The elegant part of the solution of making the tank the transport was that it allowed you to use the unit both as infantry and as a weaker tank (with excellent close defence). If it would be switchable, you'd either use it as infantry that can move 3 hexes, or as a tank.While modding I have thought about how tank-riders could be modeled in the game, indeed some sort of switchable unit might just work?
Historically accurate in terms of production perhaps, but not in terms of use. 3000 tanks with Soviet loss rates and the size of the front in mind also isn't much. In the average Soviet PG mod, the player would've had 4 or 5 good T-34 or KV units by the time of a first winter offensive scenario. Historically, the Soviet Tank brigades at this time were authorized to contain a battalion (company in Western terms) of T-34's, so about 20 tanks. Some had two battalions, some none. Most were not nearly full strength. A Tank brigade was authorized to include about 10 KV 1's. The two remaining Tank divisions and the motorized Rifle units that still contained tanks that fought in the first winter offensive either didn't have any T-34's, or only a limited number of them. The T-26 was still their primary medium tank. There were not nearly enough T-34's to cope with the losses in medium tanks in the opening months. The first time the Germans needed to worry about larger concentrations of T-34's of a few hundred tanks in one sector of the front would be in mid-late 1942.T-34's and KV-1 were far from rare, at the end of 1941 the Soviets had already built 3000 T-34's and 1500 KV tanks, much higher than the Panzer III/IV production up until that point. Of course, not all reached the frontlines and spare parts were scarce. So buy them all you want, it's still historically accurate.
The Soviets had so few tanks in late 1941 that 4th Mechanized Corps, attacking at Brody in the opening days of Barbarossa, by itself had more non-recon tanks than all Tank units in Kalinin Front and Western Front combined when the Soviets started their winter offensive. Including all tank types, Kalinin Front and Western Front still only had about 1/4 to 1/5 the number of tanks the Soviets could deploy in occupied Poland/the western part of the Ukraine in June, which themselves made up only part of the Soviet total (something like 1/3 to 1/4 for all tank types). Many of these broke down and never saw action against the Germans, but the same goes for the T-34's later in the war. Of course, Panzer divisions were also a shadow of their former self in tank strength by winter.
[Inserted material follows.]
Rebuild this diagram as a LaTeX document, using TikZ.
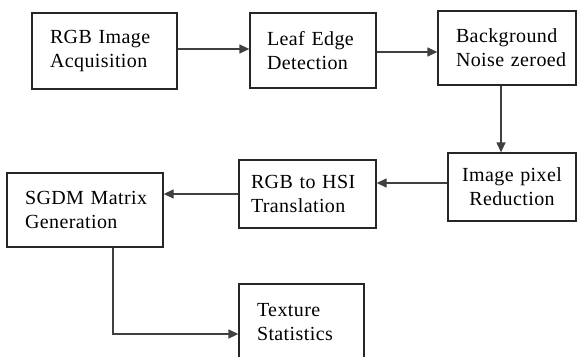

In any campaign game, decreases in tank strengths are not likely to appear. The average German core is also a complete fantasy by 1944-1945, but for them the main balance issues pop up as soon as you can buy a core composed of Tigers in late 1942. For the Soviets, they tend to be able to buy KV-1's in the final Winter War scenario or get them as a prototype. The historical reason for using fewer KV-1's, a slower speed and the same gun as a T-34, is often less relevant in PG because a KV is virtually invulnerable to most German guns whilst a T-34 can still be hit, so higher ground defence at the cost of a slightly lower speed is usually acceptable. Depending on what kind of transport is available, a greater choice in artillery tractors/heavy trucks at the start of the campaign can also make Soviet artillery faster than their historical counterparts.
Anyway, I think the main challenge will be preventing the Soviets from forming an armoured juggernaugt too early like in most PG/PG2 Soviet mods and balancing the unit selection for that. Problematic situations would be historically weak German Panzer divisions facing numerous ~12 strength KV-1's, each with a good leader.